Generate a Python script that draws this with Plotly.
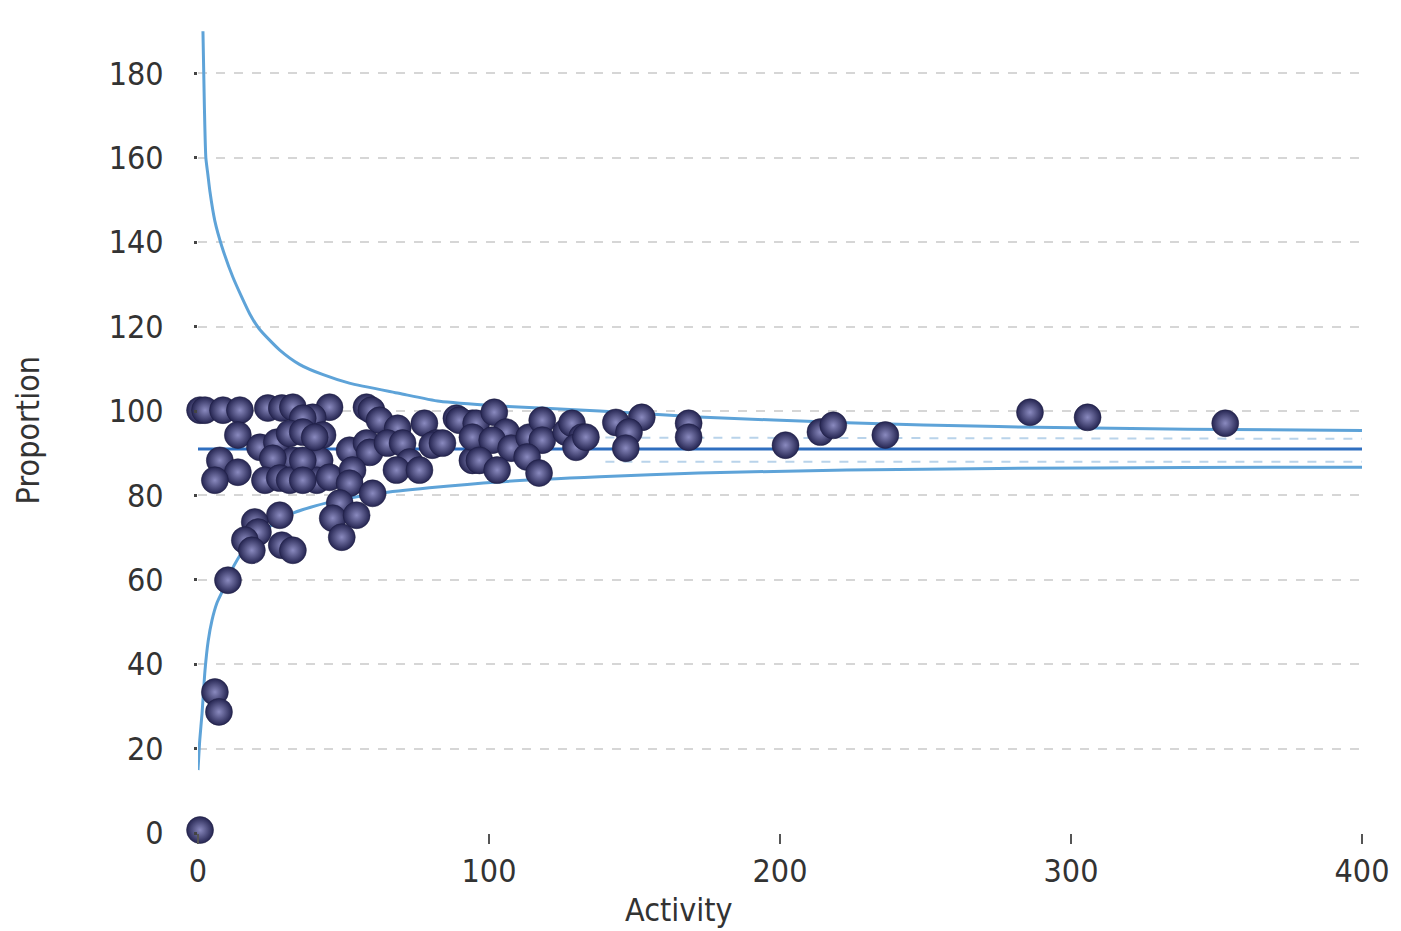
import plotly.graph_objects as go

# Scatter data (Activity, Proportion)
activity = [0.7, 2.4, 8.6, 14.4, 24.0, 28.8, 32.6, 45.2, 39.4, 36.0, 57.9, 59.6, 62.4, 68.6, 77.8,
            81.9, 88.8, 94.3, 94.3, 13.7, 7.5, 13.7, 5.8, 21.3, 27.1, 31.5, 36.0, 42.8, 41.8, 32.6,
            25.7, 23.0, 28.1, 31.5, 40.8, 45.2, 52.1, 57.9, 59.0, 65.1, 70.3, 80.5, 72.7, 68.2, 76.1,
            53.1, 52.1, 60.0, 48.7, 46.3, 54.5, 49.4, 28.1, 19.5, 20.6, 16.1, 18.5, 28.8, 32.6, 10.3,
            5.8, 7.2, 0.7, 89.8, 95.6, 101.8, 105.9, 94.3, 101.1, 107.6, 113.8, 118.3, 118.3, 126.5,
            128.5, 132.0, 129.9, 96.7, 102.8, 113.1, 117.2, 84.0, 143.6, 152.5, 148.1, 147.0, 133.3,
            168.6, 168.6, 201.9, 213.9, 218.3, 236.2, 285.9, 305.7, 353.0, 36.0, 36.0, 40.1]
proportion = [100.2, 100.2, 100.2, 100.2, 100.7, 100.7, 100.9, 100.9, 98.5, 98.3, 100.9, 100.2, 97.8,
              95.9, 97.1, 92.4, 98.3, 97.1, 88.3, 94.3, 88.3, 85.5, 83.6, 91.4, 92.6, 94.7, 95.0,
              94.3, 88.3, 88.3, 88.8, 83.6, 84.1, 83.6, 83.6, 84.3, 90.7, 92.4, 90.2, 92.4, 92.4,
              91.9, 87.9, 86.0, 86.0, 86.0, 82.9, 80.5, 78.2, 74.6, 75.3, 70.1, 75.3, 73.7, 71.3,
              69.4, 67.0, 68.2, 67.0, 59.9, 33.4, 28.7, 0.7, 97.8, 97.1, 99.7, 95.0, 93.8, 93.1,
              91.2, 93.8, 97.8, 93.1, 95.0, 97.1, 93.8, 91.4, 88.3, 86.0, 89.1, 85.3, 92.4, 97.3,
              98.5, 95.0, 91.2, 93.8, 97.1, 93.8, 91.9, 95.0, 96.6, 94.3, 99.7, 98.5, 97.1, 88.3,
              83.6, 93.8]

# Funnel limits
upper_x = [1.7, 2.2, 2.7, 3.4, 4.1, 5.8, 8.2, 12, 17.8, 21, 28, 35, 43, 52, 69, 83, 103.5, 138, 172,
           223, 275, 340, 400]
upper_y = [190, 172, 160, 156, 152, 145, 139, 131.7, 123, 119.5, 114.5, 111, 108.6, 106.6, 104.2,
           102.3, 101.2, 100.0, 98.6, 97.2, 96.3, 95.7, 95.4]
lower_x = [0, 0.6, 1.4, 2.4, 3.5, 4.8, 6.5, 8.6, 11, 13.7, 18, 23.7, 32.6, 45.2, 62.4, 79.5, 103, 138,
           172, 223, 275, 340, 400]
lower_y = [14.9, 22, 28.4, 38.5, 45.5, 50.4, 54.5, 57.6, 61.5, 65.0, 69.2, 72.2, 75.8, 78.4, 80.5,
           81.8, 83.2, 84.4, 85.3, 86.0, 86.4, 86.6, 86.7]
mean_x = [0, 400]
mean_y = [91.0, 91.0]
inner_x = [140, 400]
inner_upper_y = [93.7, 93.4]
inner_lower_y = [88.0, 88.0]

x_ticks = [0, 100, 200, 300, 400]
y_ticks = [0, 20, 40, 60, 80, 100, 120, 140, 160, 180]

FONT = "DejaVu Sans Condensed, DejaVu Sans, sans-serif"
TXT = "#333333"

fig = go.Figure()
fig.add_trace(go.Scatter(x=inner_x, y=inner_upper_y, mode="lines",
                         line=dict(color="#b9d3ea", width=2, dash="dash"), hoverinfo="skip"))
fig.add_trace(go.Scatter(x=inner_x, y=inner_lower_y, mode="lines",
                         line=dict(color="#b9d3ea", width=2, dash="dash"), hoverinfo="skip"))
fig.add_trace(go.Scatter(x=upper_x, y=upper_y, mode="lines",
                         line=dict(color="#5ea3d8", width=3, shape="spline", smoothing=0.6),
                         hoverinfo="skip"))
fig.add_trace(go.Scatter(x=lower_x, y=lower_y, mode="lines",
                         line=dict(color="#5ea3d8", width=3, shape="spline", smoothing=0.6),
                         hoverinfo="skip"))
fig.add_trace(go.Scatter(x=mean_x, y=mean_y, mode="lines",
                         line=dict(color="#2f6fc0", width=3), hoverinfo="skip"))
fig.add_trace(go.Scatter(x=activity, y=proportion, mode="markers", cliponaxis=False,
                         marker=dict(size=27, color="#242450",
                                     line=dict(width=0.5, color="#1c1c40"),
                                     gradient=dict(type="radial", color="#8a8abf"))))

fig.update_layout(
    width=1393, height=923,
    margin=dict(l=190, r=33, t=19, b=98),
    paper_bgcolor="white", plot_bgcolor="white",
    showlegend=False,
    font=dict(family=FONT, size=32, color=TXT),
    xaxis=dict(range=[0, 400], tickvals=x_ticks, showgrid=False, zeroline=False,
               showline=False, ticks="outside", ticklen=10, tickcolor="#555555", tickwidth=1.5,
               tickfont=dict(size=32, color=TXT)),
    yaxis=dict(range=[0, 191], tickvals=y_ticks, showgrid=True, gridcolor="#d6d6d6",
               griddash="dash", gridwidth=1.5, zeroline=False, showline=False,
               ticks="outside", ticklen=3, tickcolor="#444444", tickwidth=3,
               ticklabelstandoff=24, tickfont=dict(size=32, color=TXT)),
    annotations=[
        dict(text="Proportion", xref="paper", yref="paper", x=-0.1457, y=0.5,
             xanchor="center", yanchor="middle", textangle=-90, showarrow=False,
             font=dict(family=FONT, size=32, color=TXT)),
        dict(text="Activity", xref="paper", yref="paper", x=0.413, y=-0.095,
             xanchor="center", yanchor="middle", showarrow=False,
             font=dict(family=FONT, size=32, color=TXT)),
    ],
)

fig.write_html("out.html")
···
**WORK TO COMPLETE**
Set down the complete material exactly, but do not include the images.

**OUTPUT FOR THIS TASK**
Generate a Python script that draws this with Plotly.
import plotly.graph_objects as go

# Scatter data (Activity, Proportion)
activity = [0.7, 2.4, 8.6, 14.4, 24.0, 28.8, 32.6, 45.2, 39.4, 36.0, 57.9, 59.6, 62.4, 68.6, 77.8,
            81.9, 88.8, 94.3, 94.3, 13.7, 7.5, 13.7, 5.8, 21.3, 27.1, 31.5, 36.0, 42.8, 41.8, 32.6,
            25.7, 23.0, 28.1, 31.5, 40.8, 45.2, 52.1, 57.9, 59.0, 65.1, 70.3, 80.5, 72.7, 68.2, 76.1,
            53.1, 52.1, 60.0, 48.7, 46.3, 54.5, 49.4, 28.1, 19.5, 20.6, 16.1, 18.5, 28.8, 32.6, 10.3,
            5.8, 7.2, 0.7, 89.8, 95.6, 101.8, 105.9, 94.3, 101.1, 107.6, 113.8, 118.3, 118.3, 126.5,
            128.5, 132.0, 129.9, 96.7, 102.8, 113.1, 117.2, 84.0, 143.6, 152.5, 148.1, 147.0, 133.3,
            168.6, 168.6, 201.9, 213.9, 218.3, 236.2, 285.9, 305.7, 353.0, 36.0, 36.0, 40.1]
proportion = [100.2, 100.2, 100.2, 100.2, 100.7, 100.7, 100.9, 100.9, 98.5, 98.3, 100.9, 100.2, 97.8,
              95.9, 97.1, 92.4, 98.3, 97.1, 88.3, 94.3, 88.3, 85.5, 83.6, 91.4, 92.6, 94.7, 95.0,
              94.3, 88.3, 88.3, 88.8, 83.6, 84.1, 83.6, 83.6, 84.3, 90.7, 92.4, 90.2, 92.4, 92.4,
              91.9, 87.9, 86.0, 86.0, 86.0, 82.9, 80.5, 78.2, 74.6, 75.3, 70.1, 75.3, 73.7, 71.3,
              69.4, 67.0, 68.2, 67.0, 59.9, 33.4, 28.7, 0.7, 97.8, 97.1, 99.7, 95.0, 93.8, 93.1,
              91.2, 93.8, 97.8, 93.1, 95.0, 97.1, 93.8, 91.4, 88.3, 86.0, 89.1, 85.3, 92.4, 97.3,
              98.5, 95.0, 91.2, 93.8, 97.1, 93.8, 91.9, 95.0, 96.6, 94.3, 99.7, 98.5, 97.1, 88.3,
              83.6, 93.8]

# Funnel limits
upper_x = [1.7, 2.2, 2.7, 3.4, 4.1, 5.8, 8.2, 12, 17.8, 21, 28, 35, 43, 52, 69, 83, 103.5, 138, 172,
           223, 275, 340, 400]
upper_y = [190, 172, 160, 156, 152, 145, 139, 131.7, 123, 119.5, 114.5, 111, 108.6, 106.6, 104.2,
           102.3, 101.2, 100.0, 98.6, 97.2, 96.3, 95.7, 95.4]
lower_x = [0, 0.6, 1.4, 2.4, 3.5, 4.8, 6.5, 8.6, 11, 13.7, 18, 23.7, 32.6, 45.2, 62.4, 79.5, 103, 138,
           172, 223, 275, 340, 400]
lower_y = [14.9, 22, 28.4, 38.5, 45.5, 50.4, 54.5, 57.6, 61.5, 65.0, 69.2, 72.2, 75.8, 78.4, 80.5,
           81.8, 83.2, 84.4, 85.3, 86.0, 86.4, 86.6, 86.7]
mean_x = [0, 400]
mean_y = [91.0, 91.0]
inner_x = [140, 400]
inner_upper_y = [93.7, 93.4]
inner_lower_y = [88.0, 88.0]

x_ticks = [0, 100, 200, 300, 400]
y_ticks = [0, 20, 40, 60, 80, 100, 120, 140, 160, 180]

FONT = "DejaVu Sans Condensed, DejaVu Sans, sans-serif"
TXT = "#333333"

fig = go.Figure()
fig.add_trace(go.Scatter(x=inner_x, y=inner_upper_y, mode="lines",
                         line=dict(color="#b9d3ea", width=2, dash="dash"), hoverinfo="skip"))
fig.add_trace(go.Scatter(x=inner_x, y=inner_lower_y, mode="lines",
                         line=dict(color="#b9d3ea", width=2, dash="dash"), hoverinfo="skip"))
fig.add_trace(go.Scatter(x=upper_x, y=upper_y, mode="lines",
                         line=dict(color="#5ea3d8", width=3, shape="spline", smoothing=0.6),
                         hoverinfo="skip"))
fig.add_trace(go.Scatter(x=lower_x, y=lower_y, mode="lines",
                         line=dict(color="#5ea3d8", width=3, shape="spline", smoothing=0.6),
                         hoverinfo="skip"))
fig.add_trace(go.Scatter(x=mean_x, y=mean_y, mode="lines",
                         line=dict(color="#2f6fc0", width=3), hoverinfo="skip"))
fig.add_trace(go.Scatter(x=activity, y=proportion, mode="markers", cliponaxis=False,
                         marker=dict(size=27, color="#242450",
                                     line=dict(width=0.5, color="#1c1c40"),
                                     gradient=dict(type="radial", color="#8a8abf"))))

fig.update_layout(
    width=1393, height=923,
    margin=dict(l=190, r=33, t=19, b=98),
    paper_bgcolor="white", plot_bgcolor="white",
    showlegend=False,
    font=dict(family=FONT, size=32, color=TXT),
    xaxis=dict(range=[0, 400], tickvals=x_ticks, showgrid=False, zeroline=False,
               showline=False, ticks="outside", ticklen=10, tickcolor="#555555", tickwidth=1.5,
               tickfont=dict(size=32, color=TXT)),
    yaxis=dict(range=[0, 191], tickvals=y_ticks, showgrid=True, gridcolor="#d6d6d6",
               griddash="dash", gridwidth=1.5, zeroline=False, showline=False,
               ticks="outside", ticklen=3, tickcolor="#444444", tickwidth=3,
               ticklabelstandoff=24, tickfont=dict(size=32, color=TXT)),
    annotations=[
        dict(text="Proportion", xref="paper", yref="paper", x=-0.1457, y=0.5,
             xanchor="center", yanchor="middle", textangle=-90, showarrow=False,
             font=dict(family=FONT, size=32, color=TXT)),
        dict(text="Activity", xref="paper", yref="paper", x=0.413, y=-0.095,
             xanchor="center", yanchor="middle", showarrow=False,
             font=dict(family=FONT, size=32, color=TXT)),
    ],
)

fig.write_html("out.html")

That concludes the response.